Nessun conflitto tra uomo e macchina: «Chi è al volante potrà decidere di continuare a guidare, oppure sarà sufficiente spingere un pulsante per lasciare tutto nelle mani dell’elettronica», continua il top manager ingegnere, brasiliano di nascita e libanese di origini.
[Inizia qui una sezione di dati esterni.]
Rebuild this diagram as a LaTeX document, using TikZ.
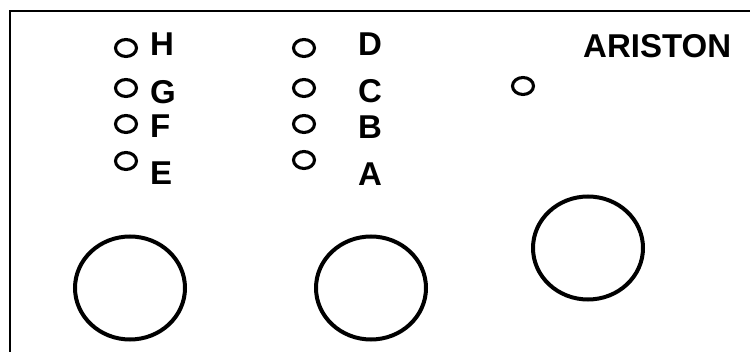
\documentclass[tikz,border=0pt]{standalone}
\usetikzlibrary{shapes.geometric}
\usepackage{fontspec}
\setmainfont{Liberation Sans}
\begin{document}
\begin{tikzpicture}[x=1pt,y=-1pt,
  lamp/.style={draw,line width=3.1pt,ellipse,minimum width=21pt,minimum height=17pt,inner sep=0pt},
  knob/.style={draw,line width=4pt,ellipse,minimum width=110pt,minimum height=103pt,inner sep=0pt},
  lbl/.style={font=\fontsize{33}{33}\selectfont\bfseries,inner sep=0pt,anchor=west},
  frame/.style={line width=2.8pt}]
\useasboundingbox (0,0) rectangle (750,352);
\draw[frame] (10,400) -- (10,11) -- (800,11);
% left column
\node[lamp] (lh) at (126,48) {};
\node[lamp] (lg) at (126,88) {};
\node[lamp] (lf) at (126,124) {};
\node[lamp] (le) at (126,161) {};
\node[lbl] (th) at (150,44) {H};
\node[lbl] (tg) at (150,92) {G};
\node[lbl] (tf) at (150,126) {F};
\node[lbl] (te) at (150,173) {E};
% middle column
\node[lamp] (ld) at (304,48) {};
\node[lamp] (lc) at (304,88) {};
\node[lamp] (lb) at (304,124) {};
\node[lamp] (la) at (304,160) {};
\node[lbl] (td) at (358,44) {D};
\node[lbl] (tc) at (358,91) {C};
\node[lbl] (tb) at (358,127) {B};
\node[lbl] (ta) at (358,174) {A};
% right
\node[lbl] (ar) at (583,46) {ARISTON};
\node[lamp] (lr) at (523,86) {};
% knobs
\node[knob] (k1) at (130,288) {};
\node[knob] (k2) at (371,288) {};
\node[knob] (k3) at (588,248) {};
\end{tikzpicture}
\end{document}
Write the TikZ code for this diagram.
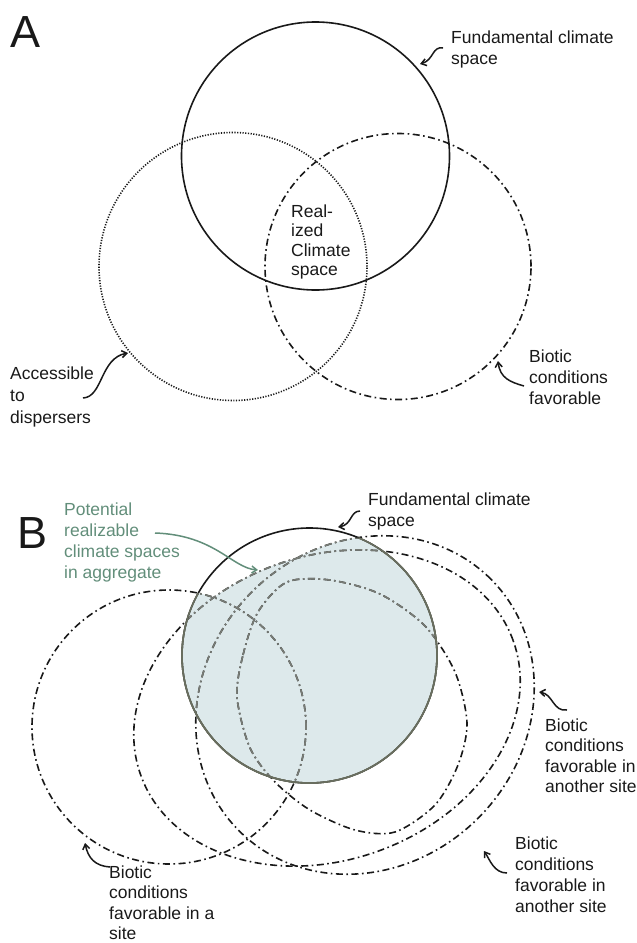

Scenario puntualmente confermato in Toyota: «Il sistema Teammate arriverà in autostrada nel 2020 e consentirà a chi è a bordo di poter contare su un’intelligenza artificiale, in grado di supportarlo in tutte le situazioni di pericolo», spiega Kein Koibuchi, responsabile dei sistemi di guida autonoma Toyota. Un angelo custode virtuale più che un’autista-robot a tempo pieno. Anche perché, aggiunge Koibuchi, «oggi la velocità di reazione dell’intelligenza artificiale è ancora più lenta di quella dell’uomo e non riesce a risolvere situazioni particolari come le rotonde o i comportamenti non in linea con il codice stradale».
È come mettere un bambino alla guida: nessun problema in caso di manovre elementari, per il resto c’è da aspettare. È stato sufficiente uscire dal Motor Show e mettersi al volante (si fa per dire) di una Lexus GS450h a guida autonoma nel traffico ordinatissimo della Bayshore Route di Tokyo, per rendersi conto che a Milano o di Roma sarà tutta un’altra storia.
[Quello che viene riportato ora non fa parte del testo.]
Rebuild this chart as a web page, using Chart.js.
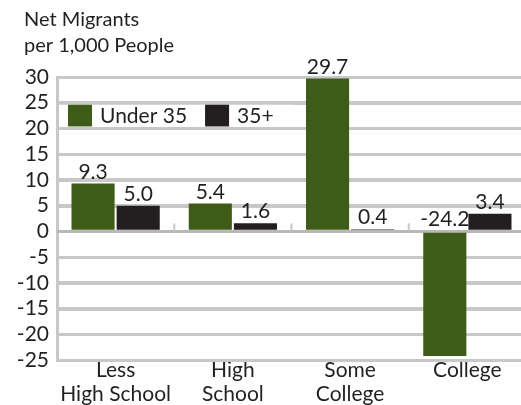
<!DOCTYPE html>
<html>
<head>
<meta charset="utf-8">
<script src="https://cdn.jsdelivr.net/npm/chart.js@4.4.0/dist/chart.umd.min.js"></script>
<style>
  html, body { margin: 0; padding: 0; background: #fff; overflow: hidden; }
  #wrap { width: 526px; height: 405px; position: relative; }
</style>
</head>
<body>
<div id="wrap"><canvas id="myChart"></canvas></div>
<script>
const categories = [['Less', 'High School'], ['High', 'School'], ['Some', 'College'], ['College']];
const under35 = [9.3, 5.4, 29.7, -24.2];
const over35 = [5.0, 1.6, 0.4, 3.4];
const yMin = -25, yMax = 30, yStep = 5;
const titleLines = ['Net Migrants', 'per 1,000 People'];

const FONT = 'Lato, "Open Sans", sans-serif';
const TEXT = '#231f20';
const GRID = '#c8c8c8';

// horizontal grid lines, drawn first so bars sit on top
const gridLines = {
    id: 'gridLines',
    beforeDatasetsDraw(chart) {
        const c = chart.ctx;
        const area = chart.chartArea;
        const x = chart.scales.x, y = chart.scales.y;
        c.save();
        c.strokeStyle = GRID;
        c.lineWidth = 3;
        for (let v = yMin; v <= yMax; v += yStep) {
            const py = Math.round(y.getPixelForValue(v)) + 0.5;
            c.strokeStyle = v === 0 ? '#b8b8b8' : GRID;
            c.beginPath();
            c.moveTo(area.left, py);
            c.lineTo(area.right, py);
            c.stroke();
        }
        // small marks between categories on the zero line
        const zero = y.getPixelForValue(0);
        const w = x.getPixelForValue(1) - x.getPixelForValue(0);
        c.fillStyle = GRID;
        for (let i = 1; i < categories.length; i++) {
            const px = x.getPixelForValue(i) - w / 2;
            c.fillRect(px - 1, zero - 8, 2, 8);
        }
        c.restore();
    }
};

// title, legend, value labels
const extras = {
    id: 'extras',
    afterDraw(chart) {
        const c = chart.ctx;
        const x = chart.scales.x, y = chart.scales.y;
        c.save();
        c.fillStyle = TEXT;
        c.font = '20px ' + FONT;
        c.textAlign = 'left';
        c.textBaseline = 'alphabetic';
        c.fillText(titleLines[0], 24, 26);
        c.fillText(titleLines[1], 24, 52);

        const zero = y.getPixelForValue(0);
        c.font = '21px ' + FONT;
        c.textAlign = 'center';
        chart.data.datasets.forEach((ds, di) => {
            const meta = chart.getDatasetMeta(di);
            meta.data.forEach((bar, i) => {
                const v = ds.data[i];
                const top = v >= 0 ? bar.y : zero;
                c.fillText(v.toFixed(1), bar.x, top - 5);
            });
        });

        // legend inside the plot, between the 25 and 20 lines
        const ly = y.getPixelForValue(25) + 2;
        const lh = y.getPixelForValue(20) - ly - 2;
        c.fillStyle = '#fff';
        c.fillRect(x.left + 2, ly, 235, lh);
        let lx = 68;
        c.textAlign = 'left';
        c.textBaseline = 'middle';
        chart.data.datasets.forEach((ds) => {
            c.fillStyle = ds.backgroundColor;
            c.fillRect(lx, ly, 24, lh);
            c.fillStyle = TEXT;
            c.fillText(ds.label, lx + 32, ly + lh / 2 + 1);
            lx += 32 + c.measureText(ds.label).width + 18;
        });
        c.restore();
    }
};

new Chart(document.getElementById('myChart'), {
    type: 'bar',
    data: {
        labels: categories,
        datasets: [{
            label: 'Under 35',
            data: under35,
            backgroundColor: '#3e5b17',
            categoryPercentage: 0.77,
            barPercentage: 0.955
        },
        {
            label: '35+',
            data: over35,
            backgroundColor: '#231f20',
            categoryPercentage: 0.77,
            barPercentage: 0.955
        }]
    },
    options: {
        responsive: true,
        maintainAspectRatio: false,
        animation: false,
        layout: { padding: { top: 77, right: 0, left: 0, bottom: 0 } },
        plugins: {
            legend: { display: false },
            tooltip: { enabled: false }
        },
        scales: {
            x: {
                afterFit(axis) { axis.height = 45; },
                grid: { display: false, drawTicks: false },
                border: { display: true, color: GRID, width: 2 },
                ticks: {
                    color: TEXT,
                    font: { family: FONT, size: 21, lineHeight: 1.15 },
                    padding: -2,
                    maxRotation: 0,
                    autoSkip: false
                }
            },
            y: {
                min: yMin,
                max: yMax,
                afterFit(axis) { axis.width = 57; },
                grid: { display: true, color: GRID, lineWidth: 3, drawTicks: false },
                border: { display: true, color: GRID, width: 3 },
                ticks: {
                    stepSize: yStep,
                    autoSkip: false,
                    color: TEXT,
                    font: { family: FONT, size: 21 },
                    padding: 8
                }
            }
        }
    },
    plugins: [gridLines, extras]
});
</script>
</body>
</html>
La robotica si spinge oltre la stessa definizione di auto: monoposto a guida autonoma, come l’Honda Wander Stand o il Coms Connect di Toyota Auto Body, sono pronte a soddisfare le esigenze di mobilità individuale nella smart city che verrà. Oppure robot in grado di viaggiare in sella a una Yamaha in circuito a più di 200 km/h: «L’obiettivo è raccogliere in sicurezza informazioni sul comportamento della moto alle alte velocità per lo sviluppo di sistemi di sicurezza e assistenza alla guida», spiegano i giapponesi.
Fuori della scena la Toyota Kikai, un concept che ha tutta l’aria di una provocazione: auto nuda e cruda, vettura e non gadget digitale. Meccanica che prova a resistere all’elettronica: a vederla da qui, una sfida già persa.